The total cost of a turkey dinner and all the fixings should be about $42.91, or about 4 percent less than in 2008.
"Consistent with the retail food price declines seen throughout the year, consumers will pay just a bit less for their Thanksgiving feast this year," said Jim Sartwelle, an AFBF economist. "Consumers are benefiting at the grocery store from significantly lower energy prices and the effects of the economic slowdown."
The Farm Bureau's survey is based on the average prices found by 200 shoppers from 35 states.
The largest contributor to the lower cost of the meal was the milk, which — at $2.96 a gallon — was priced about 92 cents below last year.
Of course, the turkey is the star of the traditional Thanksgiving meal, and its cost also declined. It was down about 3 cents a pound from 2008, bringing the price of a 16-pound turkey to about $18.65, compared with $19.09 a year ago.
Together, these two items accounted for 80 percent of the lower costs, said Stephanie Gambrell, an AFBF economist.
"It's been a tough year for the dairy industry," Gambrell said, explaining that milk prices have been under pressure all year as consumers cut back on their milk consumption in a tough economy.
Prices that climbed upward included the cost of cubed bread stuffing and the pumpkin pie mix and pie shells needed to bake a traditional pumpkin pie dessert. (For price detail by item, click through our slideshow: "The Cost of a Thanksgiving Dinner 2009.")
Although the prices of those three items crept up over the past year, consumers are enjoying relatively stable food costs over the years, particularly when adjusted for inflation, Gambrell said.
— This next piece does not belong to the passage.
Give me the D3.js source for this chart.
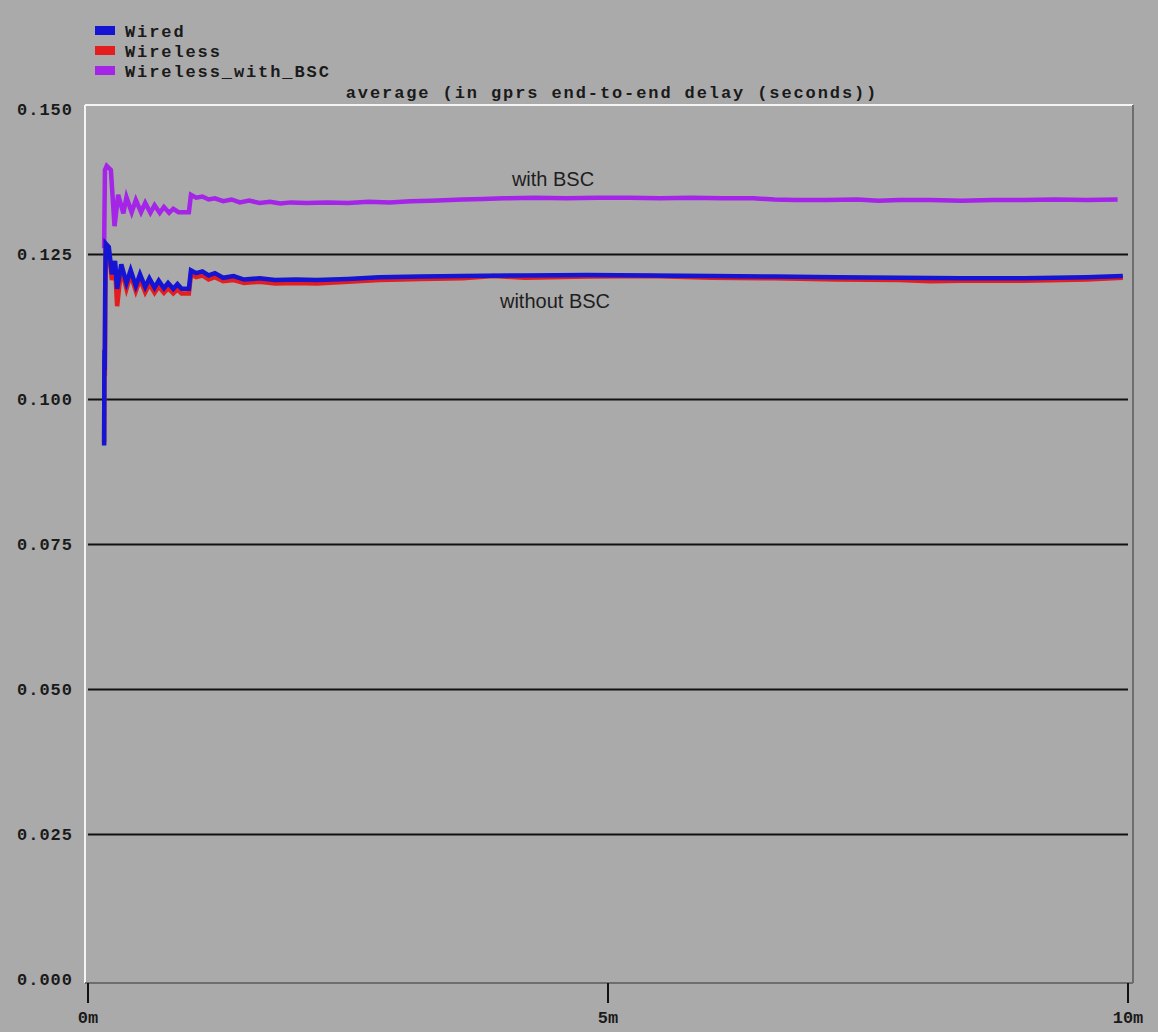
<!DOCTYPE html>
<html>
<head>
<meta charset="utf-8">
<script src="https://cdn.jsdelivr.net/npm/d3@7"></script>
<style>
  html, body { margin: 0; padding: 0; background: #aaaaaa; }
  svg { display: block; }
</style>
</head>
<body>
<div class="chart"></div>
<script>
// series names and colours (legend order)
const seriesNames = ['Wired', 'Wireless', 'Wireless_with_BSC']
const seriesColors = ['#1414d2', '#e41e1e', '#a424e8']

// axis ticks
const yTicks = [0, 0.025, 0.05, 0.075, 0.1, 0.125, 0.15]
const yTickLabels = ['0.000', '0.025', '0.050', '0.075', '0.100', '0.125', '0.150']
const xTicks = [0, 5, 10]
const xTickLabels = ['0m', '5m', '10m']

// time in minutes, value in seconds
const wiredTime = [0.155, 0.158, 0.161, 0.165, 0.17, 0.2, 0.23, 0.26, 0.28, 0.32, 0.37, 0.41, 0.46, 0.5, 0.55, 0.59, 0.64, 0.68, 0.73, 0.77, 0.82, 0.86, 0.9, 0.97, 0.99, 1.04, 1.1, 1.16, 1.22, 1.3, 1.4, 1.5, 1.65, 1.8, 2.0, 2.2, 2.5, 2.8, 3.2, 3.6, 4.2, 4.8, 5.4, 6.0, 6.6, 7.2, 7.8, 8.4, 9.0, 9.6, 9.95]
const wiredValue = [0.0920, 0.1085, 0.1050, 0.1180, 0.1268, 0.1262, 0.1215, 0.1238, 0.1190, 0.1232, 0.1200, 0.1222, 0.1195, 0.1215, 0.1193, 0.1208, 0.1192, 0.1204, 0.1191, 0.1200, 0.1190, 0.1198, 0.1190, 0.1190, 0.1222, 0.1217, 0.1220, 0.1213, 0.1217, 0.1209, 0.1212, 0.1206, 0.1208, 0.1205, 0.1206, 0.1205, 0.1207, 0.1210, 0.1211, 0.1212, 0.1213, 0.1214, 0.1213, 0.1212, 0.1211, 0.1210, 0.1209, 0.1208, 0.1208, 0.1210, 0.1212]

const wirelessTime = [0.155, 0.158, 0.162, 0.166, 0.172, 0.2, 0.23, 0.26, 0.28, 0.32, 0.37, 0.41, 0.46, 0.5, 0.55, 0.59, 0.64, 0.68, 0.73, 0.77, 0.82, 0.86, 0.9, 0.97, 0.99, 1.04, 1.1, 1.16, 1.22, 1.3, 1.4, 1.5, 1.65, 1.8, 2.0, 2.2, 2.5, 2.8, 3.2, 3.6, 3.9, 4.2, 4.8, 5.4, 6.0, 6.6, 7.2, 7.8, 8.1, 8.4, 9.0, 9.6, 9.95]
const wirelessValue = [0.0925, 0.1070, 0.1040, 0.1170, 0.1262, 0.1255, 0.1205, 0.1230, 0.1160, 0.1225, 0.1190, 0.1214, 0.1186, 0.1206, 0.1184, 0.1198, 0.1183, 0.1194, 0.1183, 0.1191, 0.1182, 0.1189, 0.1182, 0.1182, 0.1215, 0.1210, 0.1213, 0.1206, 0.1210, 0.1203, 0.1205, 0.1200, 0.1202, 0.1199, 0.1200, 0.1199, 0.1202, 0.1205, 0.1207, 0.1208, 0.1212, 0.1209, 0.1211, 0.1212, 0.1209, 0.1208, 0.1206, 0.1205, 0.1203, 0.1204, 0.1204, 0.1206, 0.1209]

const bscTime = [0.155, 0.163, 0.18, 0.22, 0.255, 0.29, 0.34, 0.37, 0.42, 0.46, 0.51, 0.55, 0.6, 0.64, 0.69, 0.73, 0.78, 0.82, 0.87, 0.97, 0.99, 1.04, 1.1, 1.16, 1.22, 1.3, 1.38, 1.46, 1.55, 1.65, 1.75, 1.85, 1.95, 2.1, 2.3, 2.5, 2.7, 2.9, 3.1, 3.3, 3.6, 3.8, 4.0, 4.3, 4.6, 4.9, 5.2, 5.5, 5.8, 6.1, 6.4, 6.6, 6.8, 7.1, 7.4, 7.6, 7.8, 8.1, 8.4, 8.7, 9.0, 9.3, 9.6, 9.9]
const bscValue = [0.1260, 0.1395, 0.1402, 0.1395, 0.1298, 0.1352, 0.1320, 0.1348, 0.1322, 0.1343, 0.1322, 0.1338, 0.1321, 0.1334, 0.1321, 0.1331, 0.1321, 0.1328, 0.1322, 0.1322, 0.1352, 0.1347, 0.1349, 0.1344, 0.1346, 0.1341, 0.1344, 0.1339, 0.1342, 0.1338, 0.1340, 0.1337, 0.1339, 0.1338, 0.1339, 0.1338, 0.1340, 0.1339, 0.1341, 0.1342, 0.1344, 0.1345, 0.1346, 0.1347, 0.1346, 0.1347, 0.1347, 0.1346, 0.1347, 0.1346, 0.1346, 0.1344, 0.1343, 0.1343, 0.1344, 0.1342, 0.1343, 0.1343, 0.1342, 0.1343, 0.1343, 0.1344, 0.1343, 0.1344]

const width = 1158
const height = 1032
const monoFont = '"Liberation Mono", "DejaVu Sans Mono", monospace'

const svg = d3.select('.chart').append('svg')
  .attr('width', width)
  .attr('height', height)
  .attr('viewBox', [0, 0, width, height])

svg.append('rect')
  .attr('width', width).attr('height', height)
  .attr('fill', '#aaaaaa')

const x = d3.scaleLinear().domain([0, 10]).range([88, 1128])
const y = d3.scaleLinear().domain([0, 0.15]).range([979, 109])

// frame
const frameLeft = 85, frameRight = 1133, frameTop = 105, frameBottom = 983
svg.append('line')
  .attr('x1', frameLeft).attr('x2', frameRight).attr('y1', frameTop).attr('y2', frameTop)
  .attr('stroke', '#f4f4f4').attr('stroke-width', 2)
svg.append('line')
  .attr('x1', frameLeft).attr('x2', frameLeft).attr('y1', frameTop).attr('y2', frameBottom)
  .attr('stroke', '#f4f4f4').attr('stroke-width', 2)
svg.append('line')
  .attr('x1', frameRight).attr('x2', frameRight).attr('y1', frameTop).attr('y2', frameBottom)
  .attr('stroke', '#6e6e6e').attr('stroke-width', 2)
svg.append('line')
  .attr('x1', frameLeft).attr('x2', frameRight).attr('y1', frameBottom).attr('y2', frameBottom)
  .attr('stroke', '#6e6e6e').attr('stroke-width', 2)

// horizontal grid
svg.append('g')
  .selectAll('line')
  .data(yTicks.filter(d => d > 0 && d < 0.15))
  .join('line')
  .attr('x1', x(0)).attr('x2', x(10))
  .attr('y1', d => Math.round(y(d)) + 0.5)
  .attr('y2', d => Math.round(y(d)) + 0.5)
  .attr('stroke', '#111').attr('stroke-width', 2)

// y labels
svg.append('g')
  .selectAll('text')
  .data(yTicks)
  .join('text')
  .attr('x', 73)
  .attr('y', d => y(d) + 6)
  .attr('text-anchor', 'end')
  .attr('font-family', monoFont)
  .attr('font-size', 17)
  .attr('font-weight', 'bold')
  .attr('letter-spacing', 1)
  .attr('fill', '#1a1a1a')
  .text((d, i) => yTickLabels[i])

// x ticks and labels
const xg = svg.append('g')
xg.selectAll('line')
  .data(xTicks)
  .join('line')
  .attr('x1', d => x(d)).attr('x2', d => x(d))
  .attr('y1', frameBottom).attr('y2', 1003)
  .attr('stroke', '#111').attr('stroke-width', 2)
xg.selectAll('text')
  .data(xTicks)
  .join('text')
  .attr('x', d => x(d))
  .attr('y', 1023)
  .attr('text-anchor', 'middle')
  .attr('font-family', monoFont)
  .attr('font-size', 17)
  .attr('font-weight', 'bold')
  .attr('fill', '#1a1a1a')
  .text((d, i) => xTickLabels[i])

// title
svg.append('text')
  .attr('x', 612).attr('y', 98)
  .attr('text-anchor', 'middle')
  .attr('font-family', monoFont)
  .attr('font-size', 17)
  .attr('font-weight', 'bold')
  .attr('letter-spacing', 1.9)
  .attr('fill', '#1a1a1a')
  .text('average (in gprs end-to-end delay (seconds))')

// legend
const legend = svg.append('g')
seriesNames.forEach((name, i) => {
  legend.append('rect')
    .attr('x', 95).attr('y', 26 + i * 20)
    .attr('width', 20).attr('height', 9)
    .attr('fill', seriesColors[i])
  legend.append('text')
    .attr('x', 125).attr('y', 37 + i * 20)
    .attr('font-family', monoFont)
    .attr('font-size', 17)
    .attr('font-weight', 'bold')
    .attr('letter-spacing', 1.9)
    .attr('fill', '#1a1a1a')
    .text(name)
})

// lines
const line = d3.line()
  .x(d => x(d[0]))
  .y(d => y(d[1]))

const series = [
  { time: bscTime, value: bscValue, color: seriesColors[2] },
  { time: wirelessTime, value: wirelessValue, color: seriesColors[1] },
  { time: wiredTime, value: wiredValue, color: seriesColors[0] }
]

series.forEach(s => {
  svg.append('path')
    .datum(s.time.map((t, i) => [t, s.value[i]]))
    .attr('d', line)
    .attr('fill', 'none')
    .attr('stroke', s.color)
    .attr('stroke-width', 4.5)
    .attr('stroke-linejoin', 'miter')
})

// annotations
svg.append('text')
  .attr('x', 553).attr('y', 186)
  .attr('text-anchor', 'middle')
  .attr('font-family', '"Liberation Sans", Arial, sans-serif')
  .attr('font-size', 20)
  .attr('fill', '#1e1e1e')
  .text('with BSC')
svg.append('text')
  .attr('x', 555).attr('y', 308)
  .attr('text-anchor', 'middle')
  .attr('font-family', '"Liberation Sans", Arial, sans-serif')
  .attr('font-size', 20)
  .attr('fill', '#1e1e1e')
  .text('without BSC')
</script>
</body>
</html>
Some stores are trying to make these food costs even cheaper. In addition to special promotions grocery stores offer, stores like Wal-Mart Stores are trying to heap on additional savings.
Wal-Mart has been advertising its turkey at 40 cents a pound, about 4 cents less than the average price discovered by the Farm Bureau shoppers.
The retailer also claims customers can buy the remaining holiday ingredients for eight people for just $20. (The Farm Bureau bases its survey on a meal for 10 people.)
However, it's a different story if consumers opt to stay out of the kitchen. The cost of a ready-to-eat Thanksgiving meal for 10 people, with all the trimmings, from a supermarket or take-out restaurant has been climbing in recent years, and could cost between $50 and $75 this year.
By putting in your own labor, consumers can bring the cost of the dinner down to less than $4.30 a person, Gambrell said. She adds, "That's cheaper than a meal at a fast-food restaurant."